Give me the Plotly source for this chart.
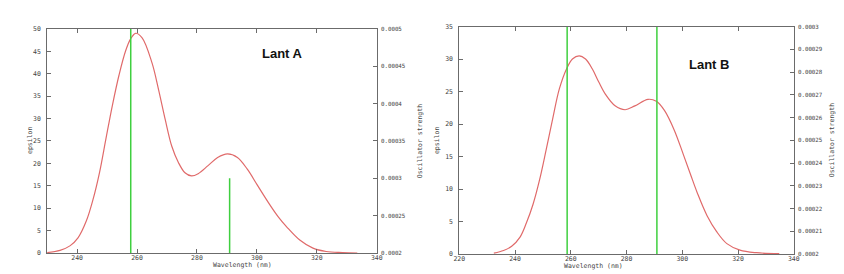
import plotly.graph_objects as go

# ---------------- data ----------------
# Panel A (Lant A): simulated absorption curve (wavelength nm, epsilon)
wl_a = [230, 234.3, 237.6, 240.3, 243.1, 245.3, 247.5, 249.6, 251.8, 254, 256.2,
        257.9, 259.5, 261.7, 265, 267.2, 269.4, 271.6, 273.8, 276, 278.2, 280.4,
        283.7, 286.9, 290.2, 293.5, 296.8, 300.1, 303.9, 307, 310, 314.3, 318.7,
        323.1, 328.6, 333.5]
eps_a = [0.1, 0.6, 1.6, 3.4, 7.2, 11.9, 18.0, 25.4, 33.0, 39.7, 45.1,
         47.8, 49.0, 48, 42.4, 36.4, 29.8, 23.8, 20.2, 17.9, 17.2, 17.7,
         19.5, 21.3, 22.1, 21.3, 18.7, 15.2, 11.2, 8.2, 5.8, 2.9, 1.1,
         0.35, 0.1, 0]
# Panel A: transitions (wavelength nm, oscillator strength)
tr_wl_a = [257.9, 290.9]
tr_f_a = [0.00055, 0.0003]

# Panel B (Lant B)
wl_b = [232.4, 235.9, 238.8, 241.8, 244.1, 246.5, 248.8, 251.2, 253.6, 255.9, 258.4,
        260.6, 263, 265.3, 267.7, 270, 272.4, 275.9, 279.5, 283, 287.7, 290.7,
        293.6, 297.1, 300.4, 303, 305.4, 308.9, 312.4, 316, 320.7, 326.6, 334.8]
eps_b = [0.15, 0.55, 1.2, 2.6, 4.8, 7.7, 11.4, 16.1, 21.0, 25.4, 28.4,
         30.0, 30.5, 30.0, 28.5, 26.5, 24.6, 22.8, 22.2, 22.8, 23.8, 23.5,
         22.1, 19.1, 15.3, 12.2, 9.4, 5.9, 3.4, 1.6, 0.6, 0.2, 0.05]
tr_wl_b = [258.7, 290.9]
tr_f_b = [0.00032, 0.00031]

# axis ticks
xt_a = [240, 260, 280, 300, 320, 340]
yt_a = [0, 5, 10, 15, 20, 25, 30, 35, 40, 45, 50]
ft_a = [0.0002, 0.00025, 0.0003, 0.00035, 0.0004, 0.00045, 0.0005]
ft_a_txt = ["0.0002", "0.00025", "0.0003", "0.00035", "0.0004", "0.00045", "0.0005"]
xt_b = [220, 240, 260, 280, 300, 320, 340]
yt_b = [0, 5, 10, 15, 20, 25, 30, 35]
ft_b = [0.0002, 0.00021, 0.00022, 0.00023, 0.00024, 0.00025, 0.00026, 0.00027,
        0.00028, 0.00029, 0.0003]
ft_b_txt = ["0.0002", "0.00021", "0.00022", "0.00023", "0.00024", "0.00025",
            "0.00026", "0.00027", "0.00028", "0.00029", "0.0003"]

RED = "#e06a6a"
GREEN = "#3fcf3f"
AX = "#6b6b6b"
TXT = "#444444"
TFONT = dict(family="DejaVu Sans Mono", size=6.5, color=TXT)
RFONT = dict(family="DejaVu Sans Mono", size=5.8, color=TXT)


def sticks(xs, fs):
    x, y = [], []
    for a, f in zip(xs, fs):
        x += [a, a, None]
        y += [0, f, None]
    return x, y


fig = go.Figure()
fig.add_trace(go.Scatter(x=wl_a, y=eps_a, mode="lines",
                         line=dict(color=RED, width=1.2, shape="spline", smoothing=1.0),
                         xaxis="x", yaxis="y", showlegend=False))
sx, sy = sticks(tr_wl_a, tr_f_a)
fig.add_trace(go.Scatter(x=sx, y=sy, mode="lines", line=dict(color=GREEN, width=1.5),
                         xaxis="x", yaxis="y2", showlegend=False))
fig.add_trace(go.Scatter(x=wl_b, y=eps_b, mode="lines",
                         line=dict(color=RED, width=1.2, shape="spline", smoothing=1.0),
                         xaxis="x2", yaxis="y3", showlegend=False))
sx, sy = sticks(tr_wl_b, tr_f_b)
fig.add_trace(go.Scatter(x=sx, y=sy, mode="lines", line=dict(color=GREEN, width=1.5),
                         xaxis="x2", yaxis="y4", showlegend=False))

common = dict(showgrid=False, zeroline=False, showline=True, linecolor=AX, linewidth=1,
              ticks="inside", ticklen=4, tickcolor=AX)

W, H = 844, 274
dom_a_x = [33.6 / W, 368 / W]
dom_a_y = [(H - 248.3) / H, (H - 17.3) / H]
dom_b_x = [451.7 / W, 791 / W]
dom_b_y = [(H - 249.3) / H, (H - 15) / H]

fig.update_layout(
    width=W, height=H,
    margin=dict(l=0, r=0, t=0, b=0),
    paper_bgcolor="white", plot_bgcolor="white",
    xaxis=dict(domain=dom_a_x, anchor="y", range=[230, 340], tickvals=xt_a, mirror="ticks",
               ticklabelstandoff=-2, tickfont=TFONT, **common),
    yaxis=dict(domain=dom_a_y, anchor="x", range=[0, 50], tickvals=yt_a,
               ticklabelstandoff=4, tickfont=TFONT, **common),
    yaxis2=dict(overlaying="y", anchor="x", side="right", range=[0.0002, 0.0005],
                tickvals=ft_a, ticktext=ft_a_txt, ticklabelstandoff=2, tickfont=RFONT, **common),
    xaxis2=dict(domain=dom_b_x, anchor="y3", range=[220, 340], tickvals=xt_b, mirror="ticks",
                ticklabelstandoff=-2, tickfont=TFONT, **common),
    yaxis3=dict(domain=dom_b_y, anchor="x2", range=[0, 35], tickvals=yt_b,
                ticklabelstandoff=4, tickfont=TFONT, **common),
    yaxis4=dict(overlaying="y3", anchor="x2", side="right", range=[0.0002, 0.0003],
                tickvals=ft_b, ticktext=ft_b_txt, ticklabelstandoff=2, tickfont=RFONT, **common),
)

ann = [
    dict(text="<b>Lant A</b>", x=308.7, y=44.4, xref="x", yref="y",
         font=dict(family="Liberation Sans", size=13, color="#111111")),
    dict(text="<b>Lant B</b>", x=309.5, y=29.2, xref="x2", yref="y3",
         font=dict(family="Liberation Sans", size=13, color="#111111")),
    dict(text="epsilon", x=10 / W, y=(H - 132) / H, textangle=-90, font=TFONT),
    dict(text="epsilon", x=429 / W, y=(H - 132) / H, textangle=-90, font=TFONT),
    dict(text="Oscillator strength", x=412 / W, y=(H - 133) / H, textangle=-90, font=TFONT),
    dict(text="Oscillator strength", x=836 / W, y=(H - 132) / H, textangle=-90, font=TFONT),
    dict(text="Wavelength (nm)", x=200 / W, y=(H - 267) / H, font=TFONT),
    dict(text="Wavelength (nm)", x=620 / W, y=(H - 268) / H, font=TFONT),
]
for a in ann:
    a.setdefault("xref", "paper")
    a.setdefault("yref", "paper")
    a["showarrow"] = False
    fig.add_annotation(**a)

fig.write_html("out.html")
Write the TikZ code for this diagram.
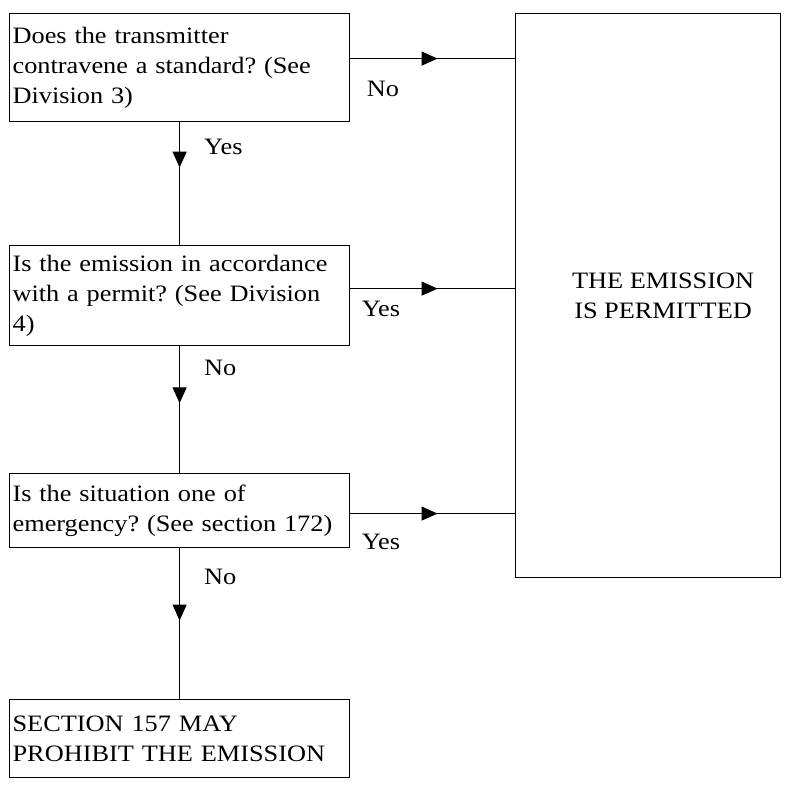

== == ==

Pictures stay out. Repeat only the lines from the beginning of the data through the line that has "tr_f_b = [0.00032, 0.00031]".

## Result for this exercise
Give me the Plotly source for this chart.
import plotly.graph_objects as go

# ---------------- data ----------------
# Panel A (Lant A): simulated absorption curve (wavelength nm, epsilon)
wl_a = [230, 234.3, 237.6, 240.3, 243.1, 245.3, 247.5, 249.6, 251.8, 254, 256.2,
        257.9, 259.5, 261.7, 265, 267.2, 269.4, 271.6, 273.8, 276, 278.2, 280.4,
        283.7, 286.9, 290.2, 293.5, 296.8, 300.1, 303.9, 307, 310, 314.3, 318.7,
        323.1, 328.6, 333.5]
eps_a = [0.1, 0.6, 1.6, 3.4, 7.2, 11.9, 18.0, 25.4, 33.0, 39.7, 45.1,
         47.8, 49.0, 48, 42.4, 36.4, 29.8, 23.8, 20.2, 17.9, 17.2, 17.7,
         19.5, 21.3, 22.1, 21.3, 18.7, 15.2, 11.2, 8.2, 5.8, 2.9, 1.1,
         0.35, 0.1, 0]
# Panel A: transitions (wavelength nm, oscillator strength)
tr_wl_a = [257.9, 290.9]
tr_f_a = [0.00055, 0.0003]

# Panel B (Lant B)
wl_b = [232.4, 235.9, 238.8, 241.8, 244.1, 246.5, 248.8, 251.2, 253.6, 255.9, 258.4,
        260.6, 263, 265.3, 267.7, 270, 272.4, 275.9, 279.5, 283, 287.7, 290.7,
        293.6, 297.1, 300.4, 303, 305.4, 308.9, 312.4, 316, 320.7, 326.6, 334.8]
eps_b = [0.15, 0.55, 1.2, 2.6, 4.8, 7.7, 11.4, 16.1, 21.0, 25.4, 28.4,
         30.0, 30.5, 30.0, 28.5, 26.5, 24.6, 22.8, 22.2, 22.8, 23.8, 23.5,
         22.1, 19.1, 15.3, 12.2, 9.4, 5.9, 3.4, 1.6, 0.6, 0.2, 0.05]
tr_wl_b = [258.7, 290.9]
tr_f_b = [0.00032, 0.00031]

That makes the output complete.